*MATERIAL PROVIDED:*

---

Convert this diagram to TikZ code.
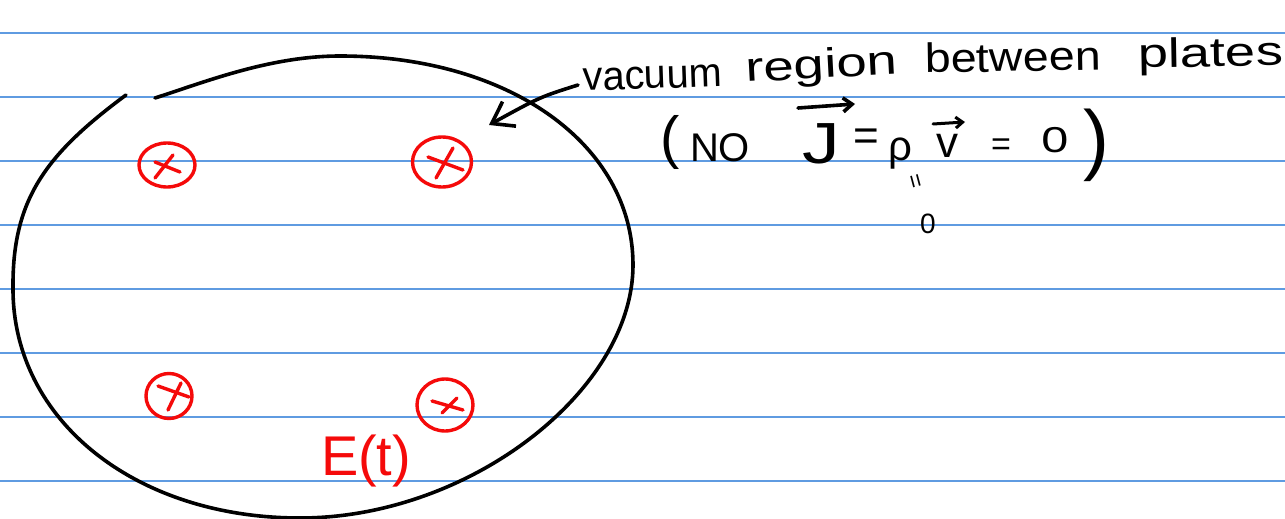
\documentclass[tikz,border=0pt]{standalone}
\usepackage{fontspec}
\setmainfont{Liberation Sans}
\usetikzlibrary{arrows.meta,shapes.geometric,calc}
\definecolor{ruleblue}{RGB}{95,155,225}
\definecolor{redpen}{RGB}{245,10,10}
\newcommand{\hwword}[2]{\resizebox{#1pt}{\height}{#2}}
\tikzset{
  ruleline/.style={draw=ruleblue, line width=1.6pt},
  pen/.style={draw=black, line width=3.6pt, line cap=round, line join=round},
  redstroke/.style={draw=redpen, line width=3.4pt, line cap=round},
  fluxsym/.style={ellipse, draw=redpen, line width=3.4pt, inner sep=0pt},
  hand/.style={font=\fontsize{41}{48}\selectfont, inner sep=0pt, text=black},
  eqtxt/.style={inner sep=0pt, text=black},
  redtxt/.style={inner sep=0pt, text=redpen},
}
\begin{document}
\begin{tikzpicture}[x=1pt,y=-1pt]
\useasboundingbox (0,0) rectangle (1285,519);
\fill[white] (0,0) rectangle (1285,519);
% ruled paper
\foreach \yy in {33,97,161,225,289,353,417,481}
  \draw[ruleline] (0,\yy) -- (1285,\yy);

% the closed curve with a small gap at the upper left
\draw[pen] (126,95) .. controls (45,155) and (12,200) .. (13,289)
  .. controls (13,420) and (135,518) .. (300,518)
  .. controls (470,518) and (633,390) .. (633,265)
  .. controls (633,145) and (510,56) .. (340,56)
  .. controls (270,56) and (205,82) .. (155,98);

% red symbols
\node[fluxsym, minimum width=56pt, minimum height=44pt] (s1) at (167,165) {};
\node[fluxsym, minimum width=59pt, minimum height=50pt] (s2) at (442,162) {};
\node[fluxsym, minimum width=46pt, minimum height=45pt] (s3) at (169,396) {};
\node[fluxsym, minimum width=56pt, minimum height=52pt] (s4) at (445,405) {};
\draw[redstroke] ($(s1)+(6,-10)$) -- ($(s1)+(-12,13)$);
\draw[redstroke] ($(s1)+(-12,-3)$) -- ($(s1)+(13,7)$);
\draw[redstroke] ($(s2)+(11,-14)$) -- ($(s2)+(-6,16)$);
\draw[redstroke] ($(s2)+(-14,-5)$) -- ($(s2)+(21,8)$);
\draw[redstroke] ($(s3)+(12,-13)$) -- ($(s3)+(-1,14)$);
\draw[redstroke] ($(s3)+(-11,-10)$) -- ($(s3)+(20,1)$);
\draw[redstroke] ($(s4)+(12,-7)$) -- ($(s4)+(-3,8)$);
\draw[redstroke] ($(s4)+(-13,-4)$) -- ($(s4)+(18,5)$);

\node[redtxt, font=\fontsize{56}{60}\selectfont] (Et) at (366,461) {\resizebox{90pt}{\height}{E(t)}};

% label and arrow
\node[hand, anchor=base west, rotate=2] (wvac) at (583,91) {\hwword{139}{vacuum}};
\node[hand, anchor=base west, rotate=3] (wreg) at (746,82) {\hwword{152}{region}};
\node[hand, anchor=base west, rotate=1] (wbet) at (925,73) {\hwword{176}{between}};
\node[hand, anchor=base west, rotate=1] (wpla) at (1138,68) {\hwword{145}{plates}};

\coordinate (arrowstart) at (578,85);
\coordinate (arrowtip) at (489,125);
\draw[pen, -{Straight Barb[length=20pt,width=28pt]}] (arrowstart) .. controls (540,97) .. (arrowtip);

% equation
\node[eqtxt, font=\fontsize{58}{60}\selectfont] (lpar) at (670,142) {(};
\node[eqtxt, font=\fontsize{40}{40}\selectfont] (NO) at (720,148) {NO};
\node[eqtxt, font=\fontsize{58}{60}\selectfont] (J) at (821,144) {\scalebox{1.3}[1]{J}};
\coordinate (jarrowL) at (798,108);
\coordinate (jarrowR) at (855,104);
\draw[pen, -{Straight Barb[length=9pt,width=14pt]}] (jarrowL) -- (jarrowR);
\node[eqtxt, font=\fontsize{44}{40}\selectfont] (eq1) at (866,140) {=};
\node[eqtxt, font=\fontsize{42}{40}\selectfont] (rho) at (900,154) {ρ};
\node[eqtxt, font=\fontsize{44}{40}\selectfont] (v) at (947,146) {v};
\coordinate (varrowL) at (933,124);
\coordinate (varrowR) at (965,122);
\draw[pen, line width=3pt, -{Straight Barb[length=7pt,width=11pt]}] (varrowL) -- (varrowR);
\node[eqtxt, font=\fontsize{34}{30}\selectfont] (eq2) at (1001,147) {=};
\node[eqtxt, font=\fontsize{36}{36}\selectfont] (zero) at (1055,140) {\scalebox{1.35}[1]{0}};
\node[eqtxt, font=\fontsize{78}{80}\selectfont] (rpar) at (1096,145) {)};
\node[eqtxt, font=\fontsize{24}{24}\selectfont, rotate=-75] (veq) at (914,182) {=};
\node[eqtxt, font=\fontsize{28}{28}\selectfont] (zero2) at (928,224) {0};
\end{tikzpicture}
\end{document}
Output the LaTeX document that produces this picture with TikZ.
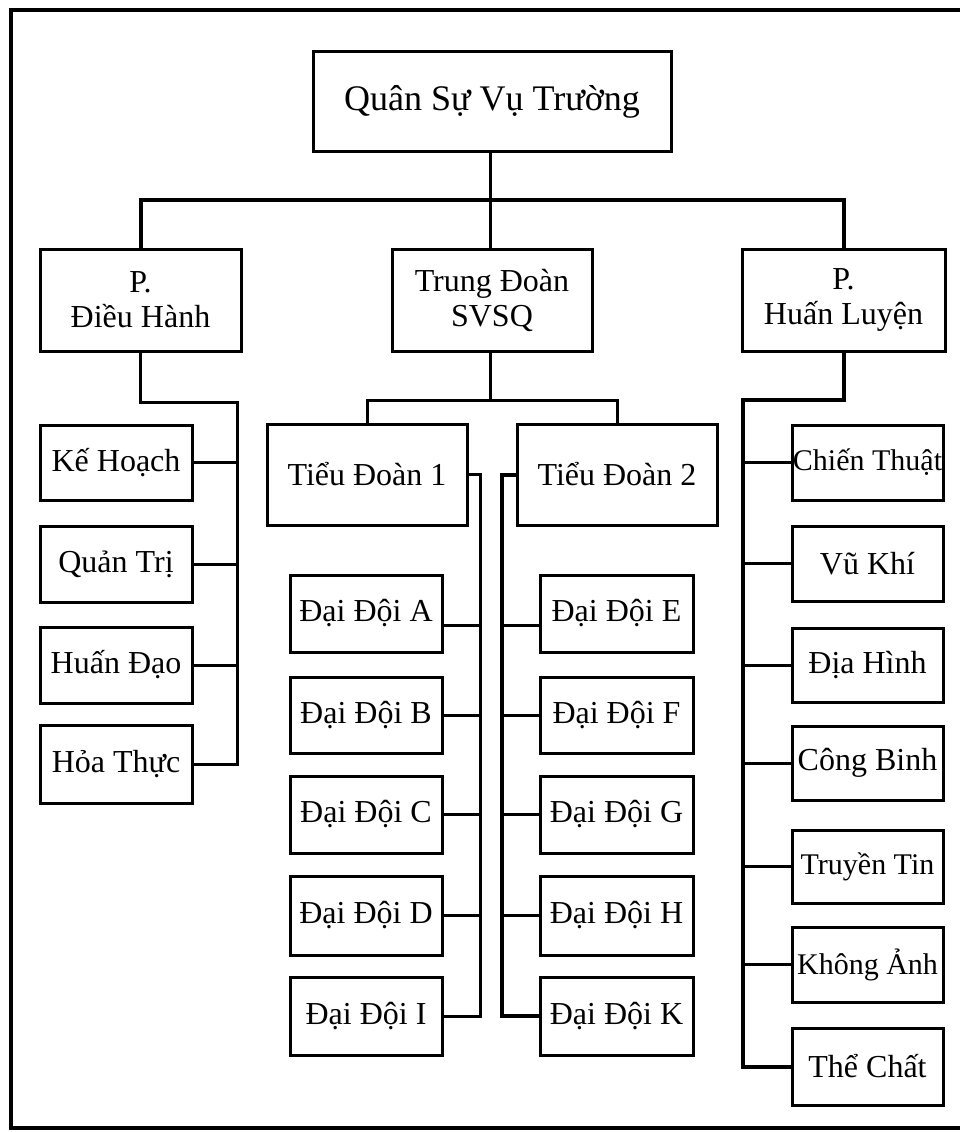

---

*WRITTEN REQUEST:* Leave out the pictures and transcribe everything else exactly.

*THE ANSWER:*
Convert this diagram to TikZ code.
\documentclass[tikz,border=0pt]{standalone}
\usepackage{fontspec}
\setmainfont{Liberation Sans}
\usetikzlibrary{arrows.meta,shapes.geometric,calc}
\definecolor{ruleblue}{RGB}{95,155,225}
\definecolor{redpen}{RGB}{245,10,10}
\newcommand{\hwword}[2]{\resizebox{#1pt}{\height}{#2}}
\tikzset{
  ruleline/.style={draw=ruleblue, line width=1.6pt},
  pen/.style={draw=black, line width=3.6pt, line cap=round, line join=round},
  redstroke/.style={draw=redpen, line width=3.4pt, line cap=round},
  fluxsym/.style={ellipse, draw=redpen, line width=3.4pt, inner sep=0pt},
  hand/.style={font=\fontsize{41}{48}\selectfont, inner sep=0pt, text=black},
  eqtxt/.style={inner sep=0pt, text=black},
  redtxt/.style={inner sep=0pt, text=redpen},
}
\begin{document}
\begin{tikzpicture}[x=1pt,y=-1pt]
\useasboundingbox (0,0) rectangle (1285,519);
\fill[white] (0,0) rectangle (1285,519);
% ruled paper
\foreach \yy in {33,97,161,225,289,353,417,481}
  \draw[ruleline] (0,\yy) -- (1285,\yy);

% the closed curve with a small gap at the upper left
\draw[pen] (126,95) .. controls (45,155) and (12,200) .. (13,289)
  .. controls (13,420) and (135,518) .. (300,518)
  .. controls (470,518) and (633,390) .. (633,265)
  .. controls (633,145) and (510,56) .. (340,56)
  .. controls (270,56) and (205,82) .. (155,98);

% red symbols
\node[fluxsym, minimum width=56pt, minimum height=44pt] (s1) at (167,165) {};
\node[fluxsym, minimum width=59pt, minimum height=50pt] (s2) at (442,162) {};
\node[fluxsym, minimum width=46pt, minimum height=45pt] (s3) at (169,396) {};
\node[fluxsym, minimum width=56pt, minimum height=52pt] (s4) at (445,405) {};
\draw[redstroke] ($(s1)+(6,-10)$) -- ($(s1)+(-12,13)$);
\draw[redstroke] ($(s1)+(-12,-3)$) -- ($(s1)+(13,7)$);
\draw[redstroke] ($(s2)+(11,-14)$) -- ($(s2)+(-6,16)$);
\draw[redstroke] ($(s2)+(-14,-5)$) -- ($(s2)+(21,8)$);
\draw[redstroke] ($(s3)+(12,-13)$) -- ($(s3)+(-1,14)$);
\draw[redstroke] ($(s3)+(-11,-10)$) -- ($(s3)+(20,1)$);
\draw[redstroke] ($(s4)+(12,-7)$) -- ($(s4)+(-3,8)$);
\draw[redstroke] ($(s4)+(-13,-4)$) -- ($(s4)+(18,5)$);

\node[redtxt, font=\fontsize{56}{60}\selectfont] (Et) at (366,461) {\resizebox{90pt}{\height}{E(t)}};

% label and arrow
\node[hand, anchor=base west, rotate=2] (wvac) at (583,91) {\hwword{139}{vacuum}};
\node[hand, anchor=base west, rotate=3] (wreg) at (746,82) {\hwword{152}{region}};
\node[hand, anchor=base west, rotate=1] (wbet) at (925,73) {\hwword{176}{between}};
\node[hand, anchor=base west, rotate=1] (wpla) at (1138,68) {\hwword{145}{plates}};

\coordinate (arrowstart) at (578,85);
\coordinate (arrowtip) at (489,125);
\draw[pen, -{Straight Barb[length=20pt,width=28pt]}] (arrowstart) .. controls (540,97) .. (arrowtip);

% equation
\node[eqtxt, font=\fontsize{58}{60}\selectfont] (lpar) at (670,142) {(};
\node[eqtxt, font=\fontsize{40}{40}\selectfont] (NO) at (720,148) {NO};
\node[eqtxt, font=\fontsize{58}{60}\selectfont] (J) at (821,144) {\scalebox{1.3}[1]{J}};
\coordinate (jarrowL) at (798,108);
\coordinate (jarrowR) at (855,104);
\draw[pen, -{Straight Barb[length=9pt,width=14pt]}] (jarrowL) -- (jarrowR);
\node[eqtxt, font=\fontsize{44}{40}\selectfont] (eq1) at (866,140) {=};
\node[eqtxt, font=\fontsize{42}{40}\selectfont] (rho) at (900,154) {ρ};
\node[eqtxt, font=\fontsize{44}{40}\selectfont] (v) at (947,146) {v};
\coordinate (varrowL) at (933,124);
\coordinate (varrowR) at (965,122);
\draw[pen, line width=3pt, -{Straight Barb[length=7pt,width=11pt]}] (varrowL) -- (varrowR);
\node[eqtxt, font=\fontsize{34}{30}\selectfont] (eq2) at (1001,147) {=};
\node[eqtxt, font=\fontsize{36}{36}\selectfont] (zero) at (1055,140) {\scalebox{1.35}[1]{0}};
\node[eqtxt, font=\fontsize{78}{80}\selectfont] (rpar) at (1096,145) {)};
\node[eqtxt, font=\fontsize{24}{24}\selectfont, rotate=-75] (veq) at (914,182) {=};
\node[eqtxt, font=\fontsize{28}{28}\selectfont] (zero2) at (928,224) {0};
\end{tikzpicture}
\end{document}
Output the LaTeX document that produces this picture with TikZ.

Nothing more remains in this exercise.